▶ **Code that draws figures**
**********
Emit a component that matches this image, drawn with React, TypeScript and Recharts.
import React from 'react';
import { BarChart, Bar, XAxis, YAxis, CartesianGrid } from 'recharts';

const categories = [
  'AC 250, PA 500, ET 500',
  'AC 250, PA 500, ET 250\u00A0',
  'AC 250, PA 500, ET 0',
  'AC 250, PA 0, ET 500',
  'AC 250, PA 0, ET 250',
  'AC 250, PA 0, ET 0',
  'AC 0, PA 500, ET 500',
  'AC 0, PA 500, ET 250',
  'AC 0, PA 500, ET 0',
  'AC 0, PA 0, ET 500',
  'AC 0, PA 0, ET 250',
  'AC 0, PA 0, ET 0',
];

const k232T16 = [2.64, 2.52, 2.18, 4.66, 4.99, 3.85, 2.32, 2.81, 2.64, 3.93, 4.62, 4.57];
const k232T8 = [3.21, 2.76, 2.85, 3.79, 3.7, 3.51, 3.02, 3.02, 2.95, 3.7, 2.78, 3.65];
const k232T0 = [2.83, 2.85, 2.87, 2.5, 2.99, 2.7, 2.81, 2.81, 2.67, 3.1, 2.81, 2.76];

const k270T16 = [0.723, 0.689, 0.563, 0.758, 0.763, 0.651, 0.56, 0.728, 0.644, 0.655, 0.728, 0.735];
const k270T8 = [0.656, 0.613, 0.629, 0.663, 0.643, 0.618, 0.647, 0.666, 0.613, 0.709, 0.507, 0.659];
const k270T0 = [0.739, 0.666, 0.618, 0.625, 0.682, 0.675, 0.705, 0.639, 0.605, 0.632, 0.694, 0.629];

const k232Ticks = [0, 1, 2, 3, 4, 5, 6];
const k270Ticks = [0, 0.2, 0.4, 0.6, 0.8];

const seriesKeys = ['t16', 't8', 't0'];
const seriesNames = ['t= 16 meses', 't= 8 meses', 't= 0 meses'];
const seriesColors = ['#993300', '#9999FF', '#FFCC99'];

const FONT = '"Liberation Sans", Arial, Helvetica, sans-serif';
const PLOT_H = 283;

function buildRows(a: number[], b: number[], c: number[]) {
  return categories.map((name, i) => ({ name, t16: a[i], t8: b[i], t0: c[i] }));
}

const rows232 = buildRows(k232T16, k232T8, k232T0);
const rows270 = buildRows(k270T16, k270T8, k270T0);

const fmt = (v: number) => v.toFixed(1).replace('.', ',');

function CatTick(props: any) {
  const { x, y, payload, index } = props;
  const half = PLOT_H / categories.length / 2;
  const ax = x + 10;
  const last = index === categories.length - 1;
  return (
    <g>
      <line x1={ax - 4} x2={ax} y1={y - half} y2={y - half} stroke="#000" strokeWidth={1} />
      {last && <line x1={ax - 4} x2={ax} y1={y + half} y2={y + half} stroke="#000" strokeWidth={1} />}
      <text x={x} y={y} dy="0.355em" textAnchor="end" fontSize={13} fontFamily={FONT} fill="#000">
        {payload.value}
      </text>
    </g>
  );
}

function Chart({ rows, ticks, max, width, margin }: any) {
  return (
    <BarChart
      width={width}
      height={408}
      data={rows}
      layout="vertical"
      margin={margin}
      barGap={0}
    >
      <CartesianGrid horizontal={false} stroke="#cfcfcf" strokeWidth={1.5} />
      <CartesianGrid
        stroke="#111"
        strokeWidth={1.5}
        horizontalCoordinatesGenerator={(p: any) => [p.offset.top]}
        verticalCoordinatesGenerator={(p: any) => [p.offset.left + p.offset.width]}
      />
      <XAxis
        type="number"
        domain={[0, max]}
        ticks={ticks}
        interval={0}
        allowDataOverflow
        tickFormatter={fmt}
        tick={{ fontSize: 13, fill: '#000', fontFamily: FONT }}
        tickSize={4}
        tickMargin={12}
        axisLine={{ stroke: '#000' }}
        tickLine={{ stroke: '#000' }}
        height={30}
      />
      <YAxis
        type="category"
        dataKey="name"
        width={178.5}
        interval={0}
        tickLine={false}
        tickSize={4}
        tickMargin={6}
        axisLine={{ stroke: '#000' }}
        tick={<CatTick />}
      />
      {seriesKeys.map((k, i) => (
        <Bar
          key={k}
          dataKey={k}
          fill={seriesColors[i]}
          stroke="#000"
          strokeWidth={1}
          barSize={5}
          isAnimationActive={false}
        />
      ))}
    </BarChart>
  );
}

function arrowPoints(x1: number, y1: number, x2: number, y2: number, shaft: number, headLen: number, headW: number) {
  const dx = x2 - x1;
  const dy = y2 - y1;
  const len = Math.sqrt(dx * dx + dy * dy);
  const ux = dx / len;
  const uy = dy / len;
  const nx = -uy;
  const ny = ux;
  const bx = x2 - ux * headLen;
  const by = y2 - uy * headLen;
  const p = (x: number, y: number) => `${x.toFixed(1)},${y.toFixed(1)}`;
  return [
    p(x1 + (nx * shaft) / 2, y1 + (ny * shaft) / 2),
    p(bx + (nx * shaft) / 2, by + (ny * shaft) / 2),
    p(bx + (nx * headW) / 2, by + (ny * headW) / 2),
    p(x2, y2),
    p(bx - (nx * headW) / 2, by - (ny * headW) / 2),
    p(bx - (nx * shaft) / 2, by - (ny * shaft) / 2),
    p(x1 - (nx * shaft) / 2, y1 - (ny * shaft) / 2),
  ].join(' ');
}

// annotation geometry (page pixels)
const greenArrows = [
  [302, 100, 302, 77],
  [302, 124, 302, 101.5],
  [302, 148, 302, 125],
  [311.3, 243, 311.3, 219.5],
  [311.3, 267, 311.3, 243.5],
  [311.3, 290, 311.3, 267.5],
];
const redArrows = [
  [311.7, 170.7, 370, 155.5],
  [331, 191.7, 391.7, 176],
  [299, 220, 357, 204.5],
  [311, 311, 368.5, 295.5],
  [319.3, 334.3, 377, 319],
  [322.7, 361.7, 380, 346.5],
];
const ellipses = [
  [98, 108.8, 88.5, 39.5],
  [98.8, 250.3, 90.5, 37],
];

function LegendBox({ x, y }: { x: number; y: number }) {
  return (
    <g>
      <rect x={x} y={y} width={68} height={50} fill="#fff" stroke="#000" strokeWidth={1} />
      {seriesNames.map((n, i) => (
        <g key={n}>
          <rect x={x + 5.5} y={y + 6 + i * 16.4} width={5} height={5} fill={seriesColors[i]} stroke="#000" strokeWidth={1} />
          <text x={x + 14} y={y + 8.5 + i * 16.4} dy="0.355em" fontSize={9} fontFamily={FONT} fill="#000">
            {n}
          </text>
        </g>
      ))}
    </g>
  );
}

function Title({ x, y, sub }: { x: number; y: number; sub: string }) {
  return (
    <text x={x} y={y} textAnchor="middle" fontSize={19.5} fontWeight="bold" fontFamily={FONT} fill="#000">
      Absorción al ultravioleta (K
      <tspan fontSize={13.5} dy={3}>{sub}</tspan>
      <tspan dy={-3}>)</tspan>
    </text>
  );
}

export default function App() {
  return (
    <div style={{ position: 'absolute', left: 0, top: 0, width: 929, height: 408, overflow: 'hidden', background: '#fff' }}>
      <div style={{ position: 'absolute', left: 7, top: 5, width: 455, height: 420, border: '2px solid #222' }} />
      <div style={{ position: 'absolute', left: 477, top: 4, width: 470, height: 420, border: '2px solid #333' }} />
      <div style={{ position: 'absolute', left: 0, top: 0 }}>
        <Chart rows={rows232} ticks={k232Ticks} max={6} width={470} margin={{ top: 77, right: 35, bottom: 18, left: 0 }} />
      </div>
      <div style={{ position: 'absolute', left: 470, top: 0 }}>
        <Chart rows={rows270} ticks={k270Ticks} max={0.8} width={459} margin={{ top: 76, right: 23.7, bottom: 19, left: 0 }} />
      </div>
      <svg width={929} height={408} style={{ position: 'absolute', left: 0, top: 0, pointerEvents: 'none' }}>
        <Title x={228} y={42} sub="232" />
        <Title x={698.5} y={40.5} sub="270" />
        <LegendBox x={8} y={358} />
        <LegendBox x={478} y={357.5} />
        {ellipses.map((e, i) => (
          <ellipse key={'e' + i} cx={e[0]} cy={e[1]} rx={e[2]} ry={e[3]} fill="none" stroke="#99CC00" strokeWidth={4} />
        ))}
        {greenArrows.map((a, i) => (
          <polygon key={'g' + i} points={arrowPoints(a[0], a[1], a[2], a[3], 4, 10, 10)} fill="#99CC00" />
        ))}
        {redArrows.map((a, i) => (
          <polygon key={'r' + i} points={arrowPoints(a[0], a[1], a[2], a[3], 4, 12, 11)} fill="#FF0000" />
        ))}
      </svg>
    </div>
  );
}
**********
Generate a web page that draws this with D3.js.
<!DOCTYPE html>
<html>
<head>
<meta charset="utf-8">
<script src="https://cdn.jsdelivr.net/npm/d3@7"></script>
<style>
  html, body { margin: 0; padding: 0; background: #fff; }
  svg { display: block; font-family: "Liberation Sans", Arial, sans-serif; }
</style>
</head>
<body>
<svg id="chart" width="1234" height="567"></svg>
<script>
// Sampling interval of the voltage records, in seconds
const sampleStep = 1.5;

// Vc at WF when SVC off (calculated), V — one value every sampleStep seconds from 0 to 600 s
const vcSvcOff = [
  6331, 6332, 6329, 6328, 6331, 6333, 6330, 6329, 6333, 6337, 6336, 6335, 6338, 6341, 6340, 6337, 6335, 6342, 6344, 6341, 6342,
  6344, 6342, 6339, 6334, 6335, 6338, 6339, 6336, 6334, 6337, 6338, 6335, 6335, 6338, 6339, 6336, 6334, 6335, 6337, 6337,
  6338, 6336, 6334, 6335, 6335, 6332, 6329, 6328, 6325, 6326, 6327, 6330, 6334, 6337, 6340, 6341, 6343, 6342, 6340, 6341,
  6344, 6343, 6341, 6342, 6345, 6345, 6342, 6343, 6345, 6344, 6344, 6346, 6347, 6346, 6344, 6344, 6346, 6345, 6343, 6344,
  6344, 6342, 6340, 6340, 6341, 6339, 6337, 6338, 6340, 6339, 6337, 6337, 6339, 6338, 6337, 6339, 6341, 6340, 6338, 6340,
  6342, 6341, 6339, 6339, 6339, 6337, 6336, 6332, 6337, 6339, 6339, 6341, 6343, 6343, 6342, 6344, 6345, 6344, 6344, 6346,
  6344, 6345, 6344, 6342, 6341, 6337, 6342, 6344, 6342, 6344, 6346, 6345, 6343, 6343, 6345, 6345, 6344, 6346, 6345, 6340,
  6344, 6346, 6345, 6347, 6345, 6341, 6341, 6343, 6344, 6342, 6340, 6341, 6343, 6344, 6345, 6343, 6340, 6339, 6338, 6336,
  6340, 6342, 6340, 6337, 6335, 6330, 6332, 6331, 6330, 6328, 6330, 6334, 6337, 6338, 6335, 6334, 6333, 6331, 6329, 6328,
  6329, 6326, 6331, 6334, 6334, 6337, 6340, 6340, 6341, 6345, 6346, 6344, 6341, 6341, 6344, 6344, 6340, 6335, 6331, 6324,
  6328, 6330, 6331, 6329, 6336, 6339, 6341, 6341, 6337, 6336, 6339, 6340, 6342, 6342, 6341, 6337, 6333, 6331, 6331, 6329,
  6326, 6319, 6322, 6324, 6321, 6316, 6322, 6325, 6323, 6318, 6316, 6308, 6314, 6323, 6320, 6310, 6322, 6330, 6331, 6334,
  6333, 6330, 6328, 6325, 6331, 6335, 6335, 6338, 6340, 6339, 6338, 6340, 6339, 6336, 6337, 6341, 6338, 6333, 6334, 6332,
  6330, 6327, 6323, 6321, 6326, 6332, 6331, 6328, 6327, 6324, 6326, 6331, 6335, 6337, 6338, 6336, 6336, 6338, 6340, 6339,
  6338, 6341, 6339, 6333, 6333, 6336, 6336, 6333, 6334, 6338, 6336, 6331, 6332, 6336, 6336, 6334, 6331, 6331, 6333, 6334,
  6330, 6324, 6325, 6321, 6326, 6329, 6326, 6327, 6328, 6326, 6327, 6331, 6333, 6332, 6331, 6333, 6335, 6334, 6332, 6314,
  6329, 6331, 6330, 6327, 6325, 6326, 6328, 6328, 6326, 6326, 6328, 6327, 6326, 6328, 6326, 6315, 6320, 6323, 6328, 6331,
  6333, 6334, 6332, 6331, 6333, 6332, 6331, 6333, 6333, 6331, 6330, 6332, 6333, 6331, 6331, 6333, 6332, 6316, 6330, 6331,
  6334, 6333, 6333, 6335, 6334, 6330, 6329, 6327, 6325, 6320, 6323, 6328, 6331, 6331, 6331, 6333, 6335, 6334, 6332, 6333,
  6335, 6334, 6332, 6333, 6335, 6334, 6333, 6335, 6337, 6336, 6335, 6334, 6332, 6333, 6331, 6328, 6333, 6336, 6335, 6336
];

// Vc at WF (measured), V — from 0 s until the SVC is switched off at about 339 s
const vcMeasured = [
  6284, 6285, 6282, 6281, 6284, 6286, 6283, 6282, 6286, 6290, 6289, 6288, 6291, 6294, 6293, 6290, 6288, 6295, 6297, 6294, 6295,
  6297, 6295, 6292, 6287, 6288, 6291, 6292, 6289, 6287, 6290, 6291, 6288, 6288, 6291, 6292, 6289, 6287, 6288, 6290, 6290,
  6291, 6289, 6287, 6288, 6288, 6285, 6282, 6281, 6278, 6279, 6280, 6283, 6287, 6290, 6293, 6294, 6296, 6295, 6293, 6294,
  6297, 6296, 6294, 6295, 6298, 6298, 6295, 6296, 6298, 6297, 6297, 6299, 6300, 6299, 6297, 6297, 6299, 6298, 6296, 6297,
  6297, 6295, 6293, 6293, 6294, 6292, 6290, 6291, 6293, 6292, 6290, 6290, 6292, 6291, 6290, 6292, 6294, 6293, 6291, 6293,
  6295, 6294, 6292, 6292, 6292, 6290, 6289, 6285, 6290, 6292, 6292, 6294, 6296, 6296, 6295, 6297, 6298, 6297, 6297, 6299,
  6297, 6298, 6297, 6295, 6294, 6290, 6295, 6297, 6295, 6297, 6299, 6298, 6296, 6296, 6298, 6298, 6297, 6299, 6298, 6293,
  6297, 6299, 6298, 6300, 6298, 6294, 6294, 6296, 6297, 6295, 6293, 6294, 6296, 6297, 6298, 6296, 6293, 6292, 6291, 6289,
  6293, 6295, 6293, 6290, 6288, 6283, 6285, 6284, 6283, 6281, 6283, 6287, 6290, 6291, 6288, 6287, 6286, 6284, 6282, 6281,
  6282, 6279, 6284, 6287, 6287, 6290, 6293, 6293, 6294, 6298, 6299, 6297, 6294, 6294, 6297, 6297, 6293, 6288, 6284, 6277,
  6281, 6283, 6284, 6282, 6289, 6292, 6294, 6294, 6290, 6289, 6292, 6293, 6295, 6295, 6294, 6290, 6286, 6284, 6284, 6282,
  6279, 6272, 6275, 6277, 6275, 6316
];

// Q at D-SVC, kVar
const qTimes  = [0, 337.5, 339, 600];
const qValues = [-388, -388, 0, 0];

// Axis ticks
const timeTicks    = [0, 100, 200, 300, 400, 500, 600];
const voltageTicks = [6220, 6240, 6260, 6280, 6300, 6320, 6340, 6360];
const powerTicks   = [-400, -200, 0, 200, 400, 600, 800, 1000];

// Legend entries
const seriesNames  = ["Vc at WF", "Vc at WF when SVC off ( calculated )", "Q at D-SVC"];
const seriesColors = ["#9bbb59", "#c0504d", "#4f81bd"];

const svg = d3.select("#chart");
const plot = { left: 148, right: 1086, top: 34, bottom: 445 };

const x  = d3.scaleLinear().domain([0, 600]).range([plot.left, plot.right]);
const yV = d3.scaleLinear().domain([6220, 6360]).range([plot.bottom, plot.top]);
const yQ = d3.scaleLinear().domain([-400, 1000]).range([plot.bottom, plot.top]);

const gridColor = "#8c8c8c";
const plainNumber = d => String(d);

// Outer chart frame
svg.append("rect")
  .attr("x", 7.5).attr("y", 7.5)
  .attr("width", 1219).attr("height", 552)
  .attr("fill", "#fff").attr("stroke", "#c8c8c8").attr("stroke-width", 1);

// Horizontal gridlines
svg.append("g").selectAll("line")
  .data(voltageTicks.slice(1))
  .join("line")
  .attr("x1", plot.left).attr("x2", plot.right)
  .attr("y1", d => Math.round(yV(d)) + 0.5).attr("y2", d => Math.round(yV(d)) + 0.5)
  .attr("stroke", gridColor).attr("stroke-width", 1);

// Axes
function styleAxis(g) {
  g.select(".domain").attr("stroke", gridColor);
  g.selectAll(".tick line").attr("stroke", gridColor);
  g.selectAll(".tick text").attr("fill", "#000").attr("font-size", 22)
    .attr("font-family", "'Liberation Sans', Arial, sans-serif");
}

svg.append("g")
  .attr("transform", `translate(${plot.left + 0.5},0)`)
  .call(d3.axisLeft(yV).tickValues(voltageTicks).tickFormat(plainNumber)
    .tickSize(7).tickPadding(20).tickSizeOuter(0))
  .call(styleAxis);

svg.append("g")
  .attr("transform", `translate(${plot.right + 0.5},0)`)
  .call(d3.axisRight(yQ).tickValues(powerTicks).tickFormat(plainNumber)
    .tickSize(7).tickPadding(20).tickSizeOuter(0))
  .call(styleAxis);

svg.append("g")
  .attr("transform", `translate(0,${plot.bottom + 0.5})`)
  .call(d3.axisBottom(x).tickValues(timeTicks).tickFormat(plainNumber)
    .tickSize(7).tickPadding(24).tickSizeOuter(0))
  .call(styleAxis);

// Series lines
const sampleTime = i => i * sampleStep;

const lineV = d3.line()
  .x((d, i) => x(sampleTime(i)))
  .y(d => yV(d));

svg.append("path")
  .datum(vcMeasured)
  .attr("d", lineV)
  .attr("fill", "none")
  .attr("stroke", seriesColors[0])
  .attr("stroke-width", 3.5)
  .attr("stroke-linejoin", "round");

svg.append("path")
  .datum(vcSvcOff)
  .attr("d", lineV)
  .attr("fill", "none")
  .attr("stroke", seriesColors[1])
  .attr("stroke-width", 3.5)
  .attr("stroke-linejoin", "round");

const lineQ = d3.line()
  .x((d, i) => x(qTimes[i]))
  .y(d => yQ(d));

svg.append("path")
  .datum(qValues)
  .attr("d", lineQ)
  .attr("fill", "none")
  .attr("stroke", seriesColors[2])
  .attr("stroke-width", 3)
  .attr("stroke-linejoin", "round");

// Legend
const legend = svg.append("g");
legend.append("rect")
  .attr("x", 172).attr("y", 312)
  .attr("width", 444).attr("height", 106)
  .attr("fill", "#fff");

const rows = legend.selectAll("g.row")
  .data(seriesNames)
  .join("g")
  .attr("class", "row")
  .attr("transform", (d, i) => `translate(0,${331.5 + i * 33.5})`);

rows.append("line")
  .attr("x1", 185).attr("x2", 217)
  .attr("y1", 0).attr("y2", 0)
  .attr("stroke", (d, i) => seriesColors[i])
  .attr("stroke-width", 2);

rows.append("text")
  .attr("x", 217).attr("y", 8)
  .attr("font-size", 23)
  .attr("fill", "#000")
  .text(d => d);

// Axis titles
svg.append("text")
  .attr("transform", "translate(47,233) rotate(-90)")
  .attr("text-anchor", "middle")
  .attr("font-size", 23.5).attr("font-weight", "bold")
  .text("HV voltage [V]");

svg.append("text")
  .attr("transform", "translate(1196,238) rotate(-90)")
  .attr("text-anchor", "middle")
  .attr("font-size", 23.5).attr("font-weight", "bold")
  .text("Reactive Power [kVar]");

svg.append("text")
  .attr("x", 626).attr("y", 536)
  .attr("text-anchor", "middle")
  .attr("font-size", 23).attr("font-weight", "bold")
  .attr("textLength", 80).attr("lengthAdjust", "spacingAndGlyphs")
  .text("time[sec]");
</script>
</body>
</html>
**********
▶ **Exercise**
Solely the line containing "Emit a component", the line containing "XAxis, YAxis, CartesianGrid", and the lines between them are to be given again, exactly as written.

▶ **The reply**
Emit a component that matches this image, drawn with React, TypeScript and Recharts.
import React from 'react';
import { BarChart, Bar, XAxis, YAxis, CartesianGrid } from 'recharts';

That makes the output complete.